◆ **Directions**: Of the lines in the listing, how many include the string "matplotlib"? Write the number and nothing else.

____________________

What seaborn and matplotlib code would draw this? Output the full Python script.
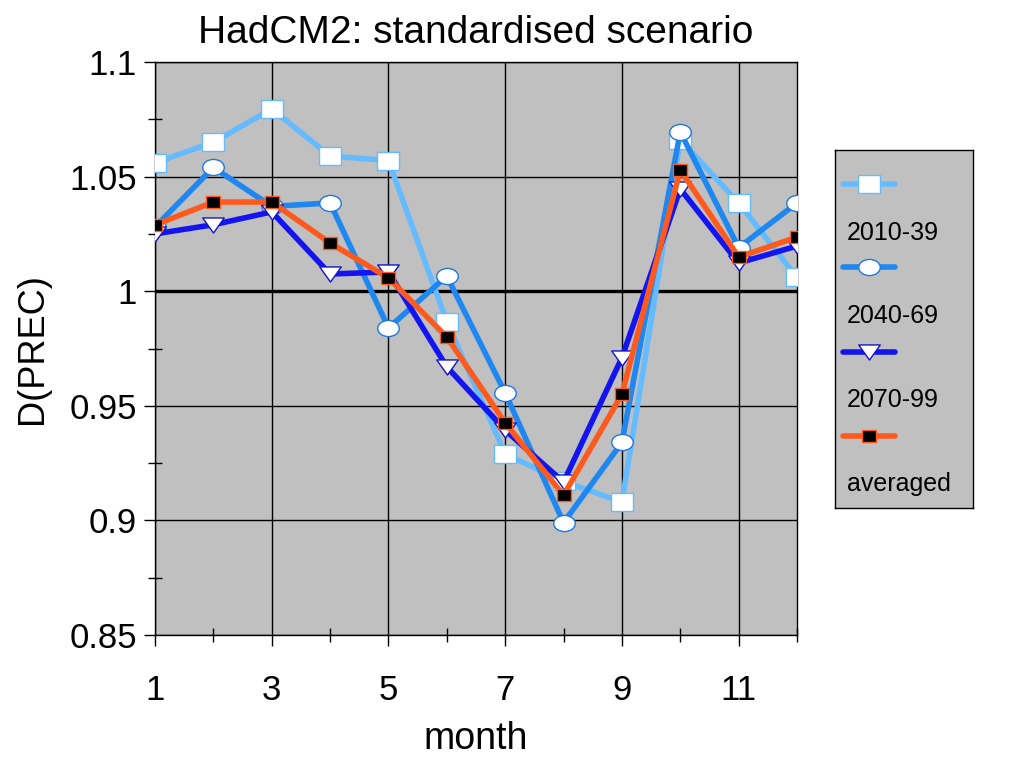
import numpy as np
import pandas as pd
import matplotlib
matplotlib.use("Agg")
import matplotlib.pyplot as plt
from matplotlib.path import Path
from matplotlib.lines import Line2D
import seaborn as sns

months = [1, 2, 3, 4, 5, 6, 7, 8, 9, 10, 11, 12]
s2010_39 = [1.056, 1.065, 1.0795, 1.059, 1.057, 0.9866, 0.929, 0.917, 0.908, 1.066, 1.0385, 1.006]
s2040_69 = [1.028, 1.054, 1.037, 1.0385, 0.984, 1.0066, 0.9556, 0.899, 0.934, 1.0695, 1.019, 1.0385]
s2070_99 = [1.025, 1.029, 1.0346, 1.0075, 1.0084, 0.967, 0.9394, 0.9167, 0.971, 1.0446, 1.0123, 1.0197]
averaged = [1.0289, 1.0389, 1.0389, 1.021, 1.0058, 0.980, 0.9425, 0.911, 0.955, 1.0529, 1.0149, 1.0236]
series_names = ["2010-39", "2040-69", "2070-99", "averaged"]
x_ticks = [1, 3, 5, 7, 9, 11]
y_ticks = [0.85, 0.9, 0.95, 1.0, 1.05, 1.1]
y_tick_labels = ["0.85", "0.9", "0.95", "1", "1.05", "1.1"]

sns.set_style("white")
plt.rcParams["font.family"] = ["Liberation Sans", "DejaVu Sans"]
plt.rcParams["text.color"] = "black"
plt.rcParams["axes.labelcolor"] = "black"
plt.rcParams["xtick.color"] = "black"
plt.rcParams["ytick.color"] = "black"

rect_marker = Path([(-1, -0.8), (1, -0.8), (1, 0.8), (-1, 0.8), (-1, -0.8)],
                   [Path.MOVETO, Path.LINETO, Path.LINETO, Path.LINETO, Path.CLOSEPOLY])
circ = Path.unit_circle()
ellipse_marker = Path(circ.vertices * np.array([1.0, 0.75]), circ.codes)
tri_marker = Path([(-1, 0.7), (1, 0.7), (0, -0.7), (-1, 0.7)],
                  [Path.MOVETO, Path.LINETO, Path.LINETO, Path.CLOSEPOLY])
small_rect = Path([(-1, -0.85), (1, -0.85), (1, 0.85), (-1, 0.85), (-1, -0.85)],
                  [Path.MOVETO, Path.LINETO, Path.LINETO, Path.LINETO, Path.CLOSEPOLY])

line_colors = ["#66BBFF", "#1E88F0", "#1414F0", "#FF5A1E"]
marker_shapes = [rect_marker, ellipse_marker, tri_marker, small_rect]
marker_sizes = [15.5, 15.5, 15.5, 10]
marker_faces = ["white", "white", "white", "black"]
marker_edges = ["#66BBFF", "#1E78E0", "#1414C8", "#FF5A1E"]
all_series = [s2010_39, s2040_69, s2070_99, averaged]

fig = plt.figure(figsize=(10.24, 7.68), dpi=100)
ax = fig.add_axes([155 / 1024, 1 - 635 / 768, (797 - 155) / 1024, (635 - 62) / 768])
ax.set_facecolor("#C0C0C0")

ax.axhline(1.0, color="black", linewidth=2.4, zorder=1.5)

for vals, c, m, ms, mf, me in zip(all_series, line_colors, marker_shapes, marker_sizes,
                                  marker_faces, marker_edges):
    sns.lineplot(x=months, y=vals, ax=ax, zorder=3, color=c, linewidth=4.0, marker=m,
                 markersize=ms, markerfacecolor=mf, markeredgecolor=me, markeredgewidth=1.0)

ax.set_xlim(1, 12)
ax.set_ylim(0.85, 1.1)
ax.set_xticks(x_ticks)
ax.set_xticklabels([str(t) for t in x_ticks])
ax.set_xticks([2, 4, 6, 8, 10, 12], minor=True)
ax.set_yticks(y_ticks)
ax.set_yticklabels(y_tick_labels)
ax.set_yticks([0.875, 0.925, 0.975, 1.025, 1.075], minor=True)
ax.grid(True, which="major", color="black", linewidth=1.0)
ax.set_axisbelow(True)
ax.tick_params(axis="both", which="both", bottom=True, left=True, top=False, right=False)
ax.tick_params(axis="both", which="major", direction="out", length=8, width=1,
               color="black", labelsize=25, labelcolor="black")
ax.tick_params(axis="x", which="major", pad=20)
ax.tick_params(axis="y", which="major", pad=5)
ax.tick_params(axis="both", which="minor", direction="inout", length=10, width=1, color="black")
for sp in ax.spines.values():
    sp.set_color("black")
    sp.set_linewidth(1.0)

ax.set_title("HadCM2: standardised scenario", fontsize=28, pad=14, color="black")
ax.set_xlabel("month", fontsize=27, labelpad=10, color="black")
ax.set_ylabel("D(PREC)", fontsize=26, labelpad=14, color="black")

# legend box
lax = fig.add_axes([835 / 1024, 1 - 508 / 768, 138 / 1024, 358 / 768])
lax.set_facecolor("#C0C0C0")
lax.set_xlim(0, 1)
lax.set_ylim(0, 1)
lax.set_xticks([])
lax.set_yticks([])
for sp in lax.spines.values():
    sp.set_color("black")
    sp.set_linewidth(1.0)
handle_y = [0.905, 0.673, 0.436, 0.201]
label_y = [0.768, 0.536, 0.302, 0.067]
for c, m, ms, mf, me, hy, ly, name in zip(line_colors, marker_shapes, marker_sizes, marker_faces,
                                          marker_edges, handle_y, label_y, series_names):
    lax.add_line(Line2D([0.058, 0.435], [hy, hy], color=c, linewidth=4.0))
    lax.plot([0.246], [hy], linestyle="none", marker=m, markersize=ms,
             markerfacecolor=mf, markeredgecolor=me, markeredgewidth=1.0)
    lax.text(0.087, ly, name, fontsize=18, va="center", ha="left", color="black")

fig.savefig("out.png", dpi=100, facecolor="white")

____________________

◆ **Exercise output**: 6